Career Monday (01 Aug 2022): Have a question about your job, office, or pay? Post it here!

Here I am again looking for your advice and expertise. This may be a little long so please bear with me. TL;DR at the end.

I am in my late twenties and in my senior year in mechanical engineering. I got a degree in business management before studying engineering and have been working full time as a director in a non-engineering company while I complete my MechE degree. The pay is good at my current job and the benefits are good as well. I thoroughly enjoy my job but engineering is my passion and I want to ultimately work as an engineer. I am married and have a child. My wife is also a full time student and will be finishing a graduate degree in the summer of 2024 (no stipend and currently not working). I will graduate in the spring of 2023. I have been looking at different MechE jobs and the pay would be about the same as my current job. However, at my current job I get free health insurance and they are extremely flexible with schedules (work whenever, as long as you finish your work) and my job is 100% remote. I am thinking I should stay in this job until my wife graduates in 2024 so I can help her while she gets through school. Think things like dropping off and picking up my daughter at school, helping around the house, etc. Additionally, any potential pay increase I may get from an engineering job will likely go straight to commuting costs, before and after school care and health insurance as I would have to commute, someone will need to watch our child and most companies have an employee-paid insurance premium. So a pay increase wouldn't necessarily put me in a better financial position, it could even make it worse.

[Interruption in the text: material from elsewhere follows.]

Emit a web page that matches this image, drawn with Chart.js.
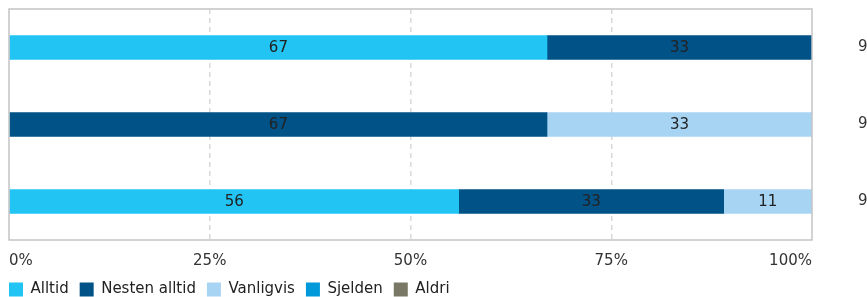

My question is, how damaging would it be to my career if I wait about a year or so after graduation to get an engineering job? Would it be harder to get a job if I do this? Do hiring managers look down on this or skip these resumes? I wouldn't necessarily have a gap as I will still be employed. I have 10 years of non-engineering experience (have worked the whole time while going to college). What do you honestly recommend? I plan on spending that year building a strong portfolio (Solidworks, 3D printing, Comsol projects, etc.) and getting a CAPM certificate from the Project Management Institute. Eventually I won't mind the switch and the potential pay cut/additional expenses because engineering is my passion and I need to start somewhere but I want to do that once my wife is done with school and has started her own career as well so that can offset any changes. I would really appreciate any advice you have.

Thank you all!

TL;DR. I work in a field not related to engineering. My job is very flexible, 100% remote and I get free health insurance. I'm married and have a child. I am graduating in Spring 2023 and I am thinking I won't change jobs (switch fields to engineering) until after my wife finishes her graduate degree in the summer of 2024. This is because I want to help her get through school and my current job pays about the same as a MechE job so any pay increase I get, if at all, will go to commuting costs, daycare expenses and health insurance. How damaging would it be to my career if I wait about a year or so after graduation to get an engineering job? Would it be harder to get a job if I do this? Do hiring managers look down on this or skip these resumes?